You could set a goal of eating a salad every night. It’s restrictive and might be unrealistic if you’ve currently got UberEats on your most-used apps list, and if you slip up and have pasta for dinner after a long day, it’s devastating. You might give up entirely because you’ve slipped up once and feel like a failure.
But what if your goal was to make a salad from a different country each week? It’s now a creative, playful exploration of food. It’s changed it from being something restrictive to something fun that you look forward to.
And, by the end of the year, you’ll know so many salad recipes, that for the rest of your life you and salad will be serious BFFs.

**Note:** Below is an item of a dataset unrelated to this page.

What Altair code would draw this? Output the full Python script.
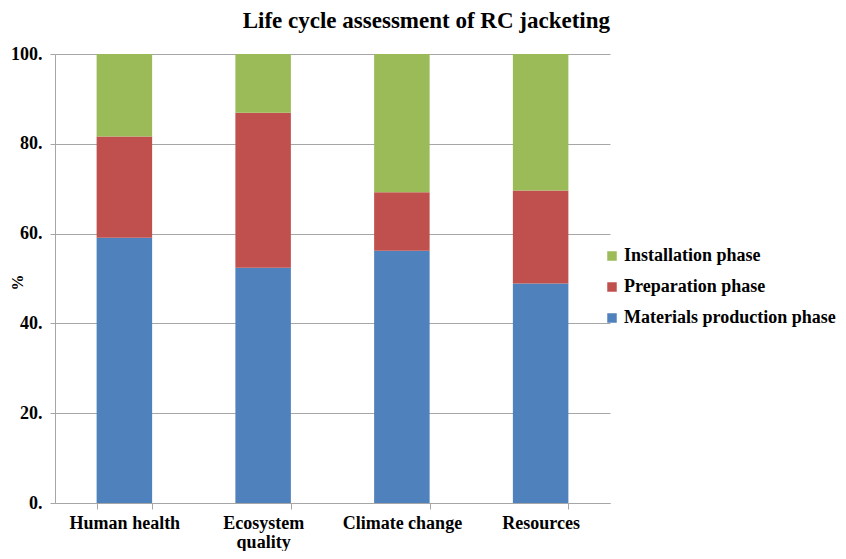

Changing your perspective on your goal from being something inflexible, to something fun and creative that leads you in the direction you want to head in is a tactic that might just work for you.
Further listening: PODCAST Michelle Segar on Making Lasting Changes
Conclusion
New Years Resolutions are infamous for not lasting. But what if we change our approach to them? Keep them open, heading in the direction you want, make them creative and fun, make them easy, and tie them in with habits you’ve already got to get kickstarted.
In the end, it comes back to ‘why’ and setting a goal that is truly important to who you are and the kind of person you want to be in the world. That means there is no wrong way to get closer to that goal.
Know where you want to be, and build new habits and routines that get you closer towards it. Approach it with self-compassion, creativity and fun and remember that you’re human.
Have you changed your New Years’ Resolution? What is it now?
DIY Inspo
Reflect on what is the most fun possible way to reach your New Years’ Resolution goal? Why not work that into your plans for the year?